### Exercise objective
Single out the lines that include the word "matplotlib". Copy them.

*** Extracted information

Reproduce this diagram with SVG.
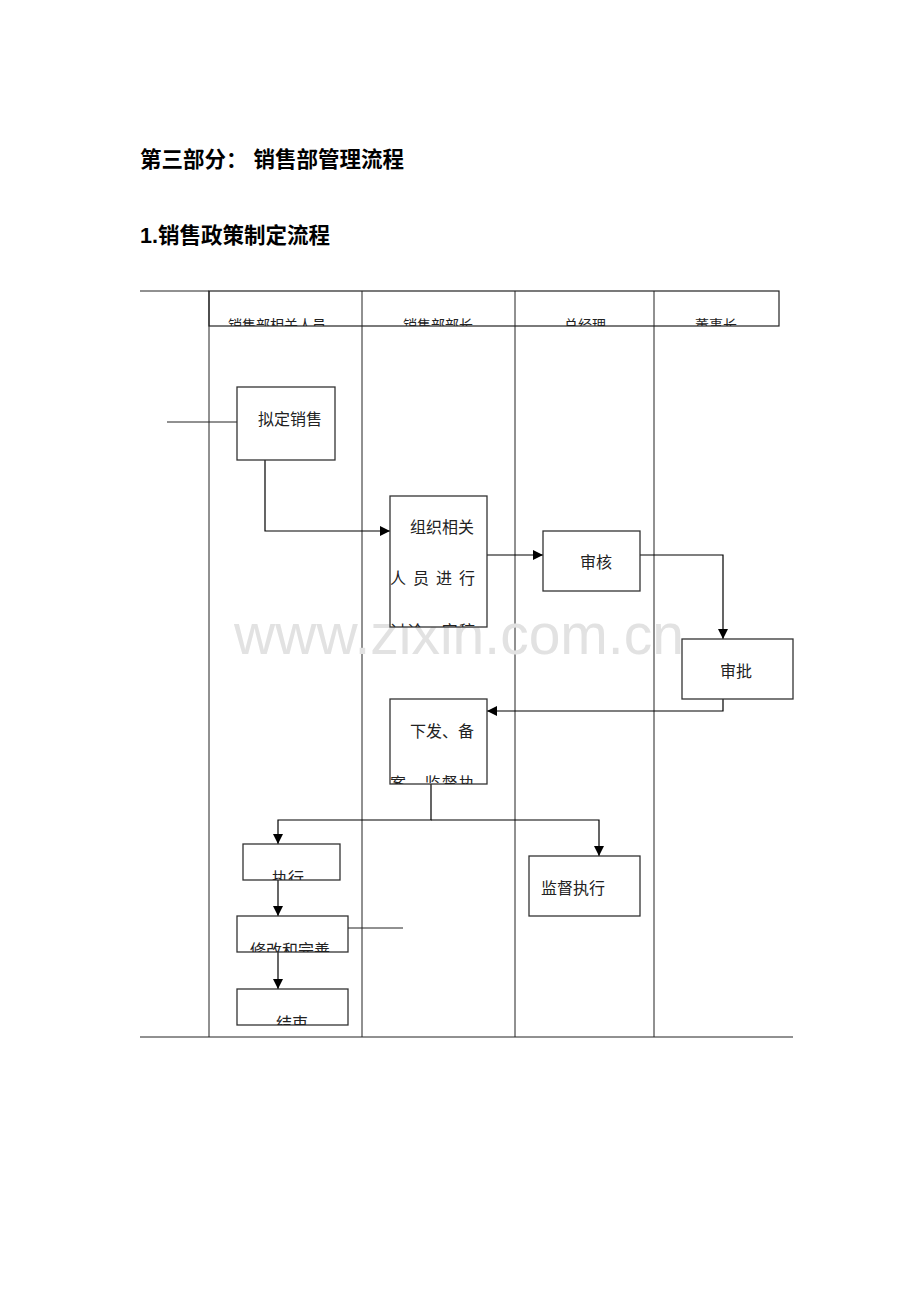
<svg xmlns="http://www.w3.org/2000/svg" width="920" height="1302" viewBox="0 0 920 1302">
<style>
.t{font-family:"Liberation Sans","Noto Sans CJK SC",sans-serif;fill:#222}
.h{font-size:21.5px;font-weight:bold;fill:#000}
.n{font-size:16px}
.hd{font-size:14px;text-anchor:middle}
.b{fill:#fff;stroke:#333;stroke-width:1.3}
.l{fill:none;stroke:#000;stroke-width:1.2}
.g{fill:none;stroke:#222;stroke-width:1}
</style>
<defs>
<marker id="a" viewBox="0 0 10 10" refX="10" refY="5" markerWidth="10" markerHeight="10" markerUnits="userSpaceOnUse" orient="auto"><path d="M0,0L10,5L0,10z" fill="#000"/></marker>
<clipPath id="ch"><rect x="209" y="291" width="570" height="35"/></clipPath>
<clipPath id="c2"><rect x="390" y="496" width="97" height="131"/></clipPath>
<clipPath id="c5"><rect x="390" y="699" width="97" height="85"/></clipPath>
<clipPath id="c6"><rect x="243" y="844" width="97" height="36"/></clipPath>
<clipPath id="c7"><rect x="237" y="916" width="111" height="36"/></clipPath>
<clipPath id="c8"><rect x="237" y="989" width="111" height="36"/></clipPath>
</defs>
<rect width="920" height="1302" fill="#fff"/>
<text class="t h" x="140" y="167">第三部分：   销售部管理流程</text>
<text class="t h" x="140" y="243">1.销售政策制定流程</text>
<g id="lanes">
<line class="g" x1="140" y1="291" x2="209" y2="291"/>
<rect x="209" y="291" width="570" height="35" fill="none" stroke="#222" stroke-width="1.2"/>
<line class="g" x1="362" y1="291" x2="362" y2="1037"/>
<line class="g" x1="515" y1="291" x2="515" y2="1037"/>
<line class="g" x1="654" y1="291" x2="654" y2="1037"/>
<line class="g" x1="209" y1="291" x2="209" y2="1037"/>
<line class="g" x1="140" y1="1037" x2="793" y2="1037"/>
<g clip-path="url(#ch)">
<text class="t hd" x="277" y="330">销售部相关人员</text>
<text class="t hd" x="438" y="330">销售部部长</text>
<text class="t hd" x="585" y="330">总经理</text>
<text class="t hd" x="716" y="330">董事长</text>
</g>
</g>
<text x="459" y="654" font-family="Liberation Sans,sans-serif" font-size="57" fill="#e2e2e2" text-anchor="middle">www.zixin.com.cn</text>
<g id="connectors">
<line class="g" x1="167" y1="422" x2="237" y2="422"/>
<path class="l" d="M265,460V531H390" marker-end="url(#a)"/>
<path class="l" d="M487,555H543" marker-end="url(#a)"/>
<path class="l" d="M640,555H723V639" marker-end="url(#a)"/>
<path class="l" d="M723,699V711H487" marker-end="url(#a)"/>
<path class="l" d="M431,784V820H278V844" marker-end="url(#a)"/>
<path class="l" d="M431,820H599V856" marker-end="url(#a)"/>
<path class="l" d="M278,880V916" marker-end="url(#a)"/>
<path class="l" d="M278,952V989" marker-end="url(#a)"/>
<line class="g" x1="348" y1="928" x2="403" y2="928"/>
</g>
<g id="n1"><rect class="b" x="237" y="387" width="98" height="73"/><text class="t n" x="258" y="425">拟定销售</text></g>
<g id="n2"><rect class="b" x="390" y="496" width="97" height="131"/>
<g clip-path="url(#c2)"><text class="t n" x="410" y="533">组织相关</text><text class="t n" x="390" y="584" textLength="85">人员进行</text><text class="t n" x="390" y="637" textLength="85">讨论、定稿</text></g></g>
<g id="n3"><rect class="b" x="543" y="531" width="97" height="60"/><text class="t n" x="580" y="568">审核</text></g>
<g id="n4"><rect class="b" x="682" y="639" width="111" height="60"/><text class="t n" x="720" y="677">审批</text></g>
<g id="n5"><rect class="b" x="390" y="699" width="97" height="85"/>
<g clip-path="url(#c5)"><text class="t n" x="390" y="737" dx="20">下发、备</text><text class="t n" x="390" y="789" textLength="85">案、监督执</text></g></g>
<g id="n6"><rect class="b" x="243" y="844" width="97" height="36"/><g clip-path="url(#c6)"><text class="t n" x="272" y="884">执行</text></g></g>
<g id="n7"><rect class="b" x="237" y="916" width="111" height="36"/><g clip-path="url(#c7)"><text class="t n" x="250" y="956">修改和完善</text></g></g>
<g id="n8"><rect class="b" x="237" y="989" width="111" height="36"/><g clip-path="url(#c8)"><text class="t n" x="276" y="1029">结束</text></g></g>
<g id="n9"><rect class="b" x="529" y="856" width="111" height="60"/><text class="t n" x="541" y="894">监督执行</text></g>
</svg>
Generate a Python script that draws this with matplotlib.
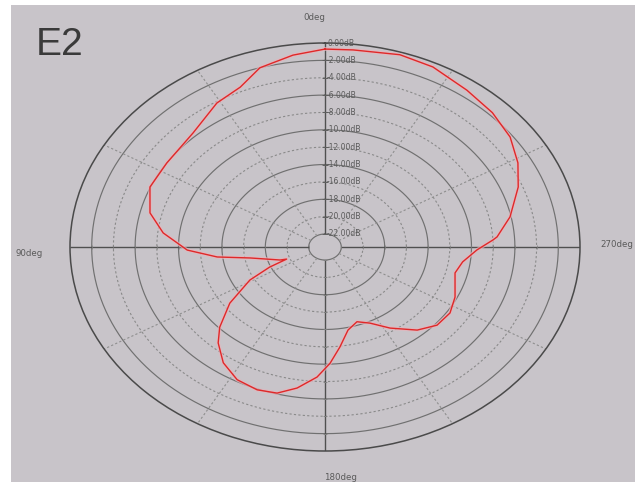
import numpy as np
import matplotlib
matplotlib.use('Agg')
import matplotlib.pyplot as plt
from matplotlib.patches import Rectangle

# pattern: angle (deg, ccw from top) and gain (dB)
angle_deg = [0.0, 7.6, 16.2, 23.0, 31.0, 42.8, 56.4, 66.8, 76.3, 83.8,
             91.6, 96.6, 100.4, 109.9, 111.5, 114.4, 118.8, 126.4, 133.6, 138.3,
             144.9, 152.1, 159.2, 165.3, 171.0, 177.2, 182.0, 186.8, 192.5, 198.9,
             205.3, 212.7, 221.6, 228.9, 236.6, 244.3, 256.0, 262.3, 268.6, 273.0,
             274.2, 281.5, 291.2, 298.6, 306.6, 315.1, 324.1, 334.4, 342.7, 353.5]
gain_db = [-0.7, -1.2, -2.0, -3.5, -4.15, -5.6, -6.0, -5.95, -6.9, -8.5,
           -10.8, -13.5, -16.5, -19.1, -19.7, -17.9, -15.6, -12.6, -10.1, -8.7,
           -7.2, -6.2, -5.9, -6.1, -7.05, -8.5, -10.1, -11.9, -13.7, -14.4,
           -13.8, -12.4, -10.7, -9.8, -9.7, -10.2, -11.15, -10.7, -9.5, -8.0,
           -7.6, -6.1, -4.4, -3.25, -2.25, -1.65, -1.2, -0.5, -0.3, -0.65]

ring_db = [-2, -4, -6, -8, -10, -12, -14, -16, -18, -20, -22]
label_db = [0] + ring_db
ring_labels = ['0.00dB', '-2.00dB', '-4.00dB', '-6.00dB', '-8.00dB', '-10.00dB',
               '-12.00dB', '-14.00dB', '-16.00dB', '-18.00dB', '-20.00dB', '-22.00dB']
spoke_deg = [30, 60, 120, 150, 210, 240, 300, 330]
axis_deg = [0, 90, 180, 270]
axis_labels = ['0deg', '90deg', '180deg', '270deg']

bg = '#c8c4c9'
r_min = -23.5

fig = plt.figure(figsize=(6.35, 4.82), dpi=100, facecolor='white')
fig.patches.append(Rectangle((11 / 635, 0), 1, 1 - 5 / 482, transform=fig.transFigure,
                             facecolor=bg, edgecolor='none', zorder=-10))

ax = fig.add_axes([70 / 635, 31 / 482, 510 / 635, 408 / 482], projection='polar')
ax.set_aspect('auto')
ax.set_theta_zero_location('N')
ax.set_theta_direction(1)
ax.set_rlim(r_min, 0)
ax.grid(False)
ax.set_xticks([])
ax.set_yticks([])
ax.set_facecolor(bg)
ax.spines['polar'].set_color('#4a4a4a')
ax.spines['polar'].set_linewidth(1.1)

# rings: solid / dashed alternating
full = np.linspace(0, 2 * np.pi, 721)
for r in ring_db:
    if r % 4 == 0:
        ax.plot(full, np.full_like(full, r), color='#8a8a8a', lw=0.8, ls=(0, (2, 2)))
    else:
        ax.plot(full, np.full_like(full, r), color='#707070', lw=0.85)

ax.vlines(np.deg2rad(spoke_deg), -22, 0, color='#8e8e8e', lw=0.8, linestyles=(0, (2, 2)))
ax.vlines(np.deg2rad(axis_deg), -22, 0, color='#505050', lw=1.0)

# little ticks across the main axes
ax.plot(np.zeros(len(label_db)), label_db, ls='none', marker='_', ms=5, mew=0.6, color='#606060')
ax.plot(np.full(len(ring_db), np.pi), ring_db, ls='none', marker='_', ms=3, mew=0.5, color='#808080')
ax.plot(np.full(len(ring_db), np.pi / 2), ring_db, ls='none', marker='|', ms=3, mew=0.5, color='#808080')
ax.plot(np.full(len(ring_db), 1.5 * np.pi), ring_db, ls='none', marker='|', ms=3, mew=0.5, color='#808080')

for r, lab in zip(label_db, ring_labels):
    ax.annotate(lab, (0, r), xytext=(2, 0), textcoords='offset pixels',
                ha='left', va='center', fontsize=5.5, color='#5a5a5a')

angle_off = [(-11, 25, 'center'), (-27, -6, 'right'), (15, -26, 'center'), (20, 3, 'left')]
for a, lab, (dx, dy, ha) in zip(axis_deg, axis_labels, angle_off):
    ax.annotate(lab, (np.deg2rad(a), 0), xytext=(dx, dy), textcoords='offset pixels',
                ha=ha, va='center', fontsize=6.2, color='#5a5a5a', annotation_clip=False)

th = np.deg2rad(np.r_[angle_deg, angle_deg[0] + 360])
g = np.r_[gain_db, gain_db[0]]
ax.plot(th, g, color='#e8b4bc', lw=2.6, alpha=0.7, zorder=5)
ax.plot(th, g, color='#e02828', lw=1.0, zorder=6)

fig.text(36 / 635, 1 - 55 / 482, 'E2', fontsize=28, family='Liberation Sans',
         color='#3a3a3a', va='baseline', ha='left')

fig.savefig('out.png', dpi=100, facecolor=fig.get_facecolor())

******

### Complete answer
Generate a Python script that draws this with matplotlib.
import matplotlib
matplotlib.use('Agg')
import matplotlib.pyplot as plt
from matplotlib.patches import Rectangle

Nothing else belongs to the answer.